The Cherhill White horse was cut out of the hillside in 1780. It has been restored several times due to chalk being washed away and weeds growing on it. The horse is visible from miles around and has become a landmark synonymous with the village and local area. The most recent restoration to the delicate chalk carving took place in 2006.
In 2005, the horse was covered in black stripes to give it more of an exotic appearance, the owners of a local car franchise were attempting to make it appear more like a Panda (although it more closely resembled a Zebra), as a publicity stunt to help launch a new vehicle of the same name.
The top of the National Trust owned Cherhill Downs is home to the neolithic settlement, Oldbury Hill Fort. From here it is possible to see the route of an ancient Roman road heading toward the nearby Wansdyke trade route.
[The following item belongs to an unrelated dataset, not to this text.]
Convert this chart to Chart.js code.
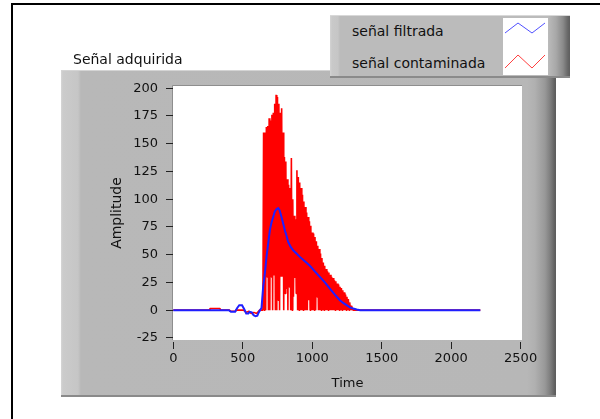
<!DOCTYPE html>
<html>
<head>
<meta charset="utf-8">
<script src="https://cdn.jsdelivr.net/npm/chart.js@4.4.1/dist/chart.umd.min.js"></script>
<style>
  html, body { margin: 0; padding: 0; background: #fff; }
  #wrap { position: relative; width: 600px; height: 419px; overflow: hidden; background: #fff; font-family: 'DejaVu Sans', sans-serif; }
  #frame { position: absolute; left: 11px; top: 3px; width: 700px; height: 500px; border-left: 2px solid #000; border-top: 2px solid #000; }
  #panel { position: absolute; left: 61px; top: 70px; width: 495px; height: 327px;
    background: linear-gradient(to right, #d6d6d6 0px, #cbcbcb 2px, #c6c6c6 17px, #b8b8b8 20px, #b7b7b7 466px, #b0b0b0 474px, #989898 484px, #7a7a7a 490px, #5e5e5e 494px, #5e5e5e 495px);
    box-shadow: inset 0 1px 0 #d4d4d4, inset 0 -2px 0 #8a8a8a; }
  #chart { position: absolute; left: 0; top: 0; }
  #title { position: absolute; left: 73px; top: 51px; font-size: 14px; line-height: 16px; color: #111; white-space: nowrap; }
  #legend { position: absolute; left: 330px; top: 15px; width: 240px; height: 63px;
    background: linear-gradient(to right, #d4d4d4 0px, #c9c9c9 2px, #c6c6c6 8px, #bbbbbb 10px, #bbbbbb 218px, #a8a8a8 226px, #8a8a8a 233px, #666 238px, #5e5e5e 240px);
    box-shadow: inset 0 1px 0 #d8d8d8, inset 0 -2px 0 #8a8a8a; }
  .lg { position: absolute; left: 22px; font-size: 14px; line-height: 16px; color: #111; white-space: nowrap; }
  #swatch { position: absolute; left: 173px; top: 3px; width: 45px; height: 57px; background: #fff; }
</style>
</head>
<body>
<div id="wrap">
  <div id="frame"></div>
  <div id="panel"></div>
  <canvas id="chart" width="600" height="419"></canvas>
  <div id="title">Señal adquirida</div>
  <div id="legend">
    <div id="lg0" class="lg" style="top:8px"></div>
    <div id="lg1" class="lg" style="top:40px"></div>
    <div id="swatch">
      <svg width="45" height="57" viewBox="0 0 45 57">
        <polyline id="sw0" fill="none" stroke-width="1" points="2,15 15,5 29,15 42,5"/>
        <polyline id="sw1" fill="none" stroke-width="1" points="2,50 15,37 29,50 42,37"/>
      </svg>
    </div>
  </div>
</div>
<script>
// ---- data ----
const seriesNames = ['señal filtrada', 'señal contaminada'];
const seriesColors = ['#1f1fff', '#ff0000'];
const swatchColors = ['#5050ff', '#ff4040'];

const xTicks = [0, 500, 1000, 1500, 2000, 2500];
const yTicks = [-25, 0, 25, 50, 75, 100, 125, 150, 175, 200];

// filtered signal (blue)
const filteredTime = [0, 400, 415, 445, 460, 475, 495, 510, 525, 540,
  550, 565, 578, 592, 605, 615, 625, 635, 647, 659,
  671, 683, 695, 707, 719, 731, 743, 755, 765, 779,
  791, 803, 815, 827, 845, 863, 887, 911, 947, 983,
  1019, 1055, 1091, 1127, 1163, 1199, 1223, 1247, 1271, 1295,
  1320, 1345, 2210];
const filteredAmp = [0, 0, -1.5, -1.5, 2, 4.5, 4.5, 1, -3, -3,
  -1.5, -2, -4.5, -5.5, -5, -2, 0, 2, 21, 33,
  48, 60, 72, 79, 84, 89, 91, 92, 90, 84,
  78, 72, 67, 61.5, 57, 54, 51, 48, 44, 40,
  35, 30, 25, 19.5, 14, 9, 6.5, 4.5, 2.5, 1.5,
  0.6, 0, 0];

// contaminated signal (red): dense oscillation between the upper and lower envelope
const noisyTime = [0, 260, 264, 336, 340, 405, 410, 445, 450, 505, 525, 545, 560, 580, 600, 620, 645,
  650, 655, 660, 665, 670, 675, 680, 685, 690, 695, 700, 705, 710, 715, 720, 725, 730, 735, 740, 745,
  750, 755, 760, 765, 770, 775, 780, 785, 790, 795, 800, 805, 810, 815, 820, 825, 830, 835, 840, 845,
  850, 855, 860, 865, 870, 875, 880, 885, 890, 895, 900, 905, 910, 915, 920, 925, 930, 935, 940, 945,
  950, 955, 960, 965, 970, 975, 980, 985, 990, 995, 1000, 1005, 1010, 1015, 1020, 1025, 1030, 1035, 1040, 1045,
  1050, 1055, 1060, 1065, 1070, 1075, 1080, 1085, 1090, 1095, 1100, 1105, 1110, 1115, 1120, 1125, 1130, 1135, 1140, 1145,
  1150, 1155, 1160, 1165, 1170, 1175, 1180, 1185, 1190, 1195, 1200, 1205, 1210, 1215, 1220, 1225, 1230, 1235, 1240, 1245,
  1250, 1255, 1260, 1265, 1270, 1275, 1280, 1285, 1290, 1295,
  1300, 2210];
const noisyAmp = [0, 0, 1.5, 1.5, 0, 0, -1, -1, 0, 0, -2, -1, -3, -2, -3, 0, 0,
  160, 0, 160, 0, 165, 30, 166, 0, 173, 0, 171, 30, 176, 0, 178, 32, 186, 0, 194, 0,
  192, 9, 186, 0, 178, 30, 182, 30, 160, 0, 138, 15, 134, 19, 118, 0, 113, 21, 110, 0,
  137, 0, 100, 12, 85, 29, 82, 15, 126, 0, 120, 0, 115, 0, 110, 0, 104, 0, 98, 0,
  93, 0, 88, 0, 84, 9, 80, 0, 76, 0, 70, 0, 69, 0, 66, 0, 62, 12, 58, 0,
  55, 0, 51, 0, 47, 0, 43, 0, 40, 0, 37, 0, 35, 0, 34, 0, 32, 0, 30, 0,
  29, 0, 27, 0, 26, 0, 24, 0, 23, 0, 21, 0, 20, 0, 18, 0, 16, 0, 14, 0,
  12, 0, 10, 0, 7, 0, 4, 0, 2, 0,
  0, 0];

// ---- legend text ----
document.getElementById('lg0').textContent = seriesNames[0];
document.getElementById('lg1').textContent = seriesNames[1];
document.getElementById('sw0').setAttribute('stroke', swatchColors[0]);
document.getElementById('sw1').setAttribute('stroke', swatchColors[1]);

const plotBg = {
  id: 'plotBg',
  beforeDraw(chart) {
    const { ctx, chartArea: a } = chart;
    ctx.save();
    ctx.fillStyle = '#ffffff';
    ctx.fillRect(a.left, a.top, a.right - a.left, a.bottom - a.top);
    ctx.strokeStyle = '#8e8e8e';
    ctx.lineWidth = 1;
    ctx.beginPath();
    ctx.moveTo(a.left - 0.5, a.bottom);
    ctx.lineTo(a.left - 0.5, a.top - 0.5);
    ctx.lineTo(a.right, a.top - 0.5);
    ctx.stroke();
    ctx.restore();
  }
};

const font13 = { family: 'DejaVu Sans', size: 13 };
const textColor = '#111111';

new Chart(document.getElementById('chart').getContext('2d'), {
  type: 'line',
  data: {
    datasets: [
      {
        label: seriesNames[0],
        data: filteredTime.map((t, i) => ({ x: t, y: filteredAmp[i] })),
        borderColor: seriesColors[0],
        borderWidth: 2,
        pointRadius: 0,
        tension: 0,
        order: 0
      },
      {
        label: seriesNames[1],
        data: noisyTime.map((t, i) => ({ x: t, y: noisyAmp[i] })),
        borderColor: seriesColors[1],
        borderWidth: 1.6,
        borderJoinStyle: 'bevel',
        pointRadius: 0,
        tension: 0,
        order: 1
      }
    ]
  },
  options: {
    responsive: false,
    animation: false,
    events: [],
    layout: { padding: { left: 61, top: 86, right: 78, bottom: 22 } },
    plugins: { legend: { display: false }, tooltip: { enabled: false } },
    scales: {
      x: {
        type: 'linear',
        min: -2,
        max: 2510,
        afterBuildTicks: s => { s.ticks = xTicks.map(v => ({ value: v })); },
        afterFit: s => { s.height = 57; },
        ticks: { autoSkip: false, maxRotation: 0, minRotation: 0, padding: 2, color: textColor, font: font13,
                 callback: v => String(v) },
        grid: { drawOnChartArea: false, tickLength: 9, tickColor: '#222', tickWidth: 1, tickBorderDash: [0, 2, 7, 30] },
        border: { display: false },
        title: { display: true, text: 'Time', color: textColor, font: font13, padding: { top: 0, bottom: 6 } }
      },
      y: {
        type: 'linear',
        min: -26.9,
        max: 202,
        afterBuildTicks: s => { s.ticks = yTicks.map(v => ({ value: v })); },
        afterFit: s => { s.width = 112; },
        ticks: { autoSkip: false, padding: 5, color: textColor, font: font13, callback: v => String(v) },
        grid: { drawOnChartArea: false, tickLength: 10, tickColor: '#222', tickWidth: 1, tickBorderDash: [0, 3, 7, 30] },
        border: { display: false },
        title: { display: true, text: 'Amplitude', color: textColor, font: { family: 'DejaVu Sans', size: 14 }, padding: { top: 48, bottom: 0 } }
      }
    }
  },
  plugins: [plotBg]
});
</script>
</body>
</html>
The top of the hill is popular with ramblers, dog walkers and power kiters, owing to the powerful winds in action.
The Cherhill Gang was a notorious group of highway men who operated in the 18th century on the London to Bath main road (A4) which passes through the village — they were noted for their robbery technique of attacking the carriages of rich Londoners while completely naked, thus shocking passengers into handing over their money and also making it harder to identify them. A painting depicting one such attack can be seen in the Black Horse pub, on the A4 main road in the village. (Wikipedia)
Cherhill is known for the Cherhill White Horse cut into the chalk hillside in 1780, the Landsdowne obelisk on the Cherhill Downs, and the crop circles that appeared in the fields at the bottom of the Downs.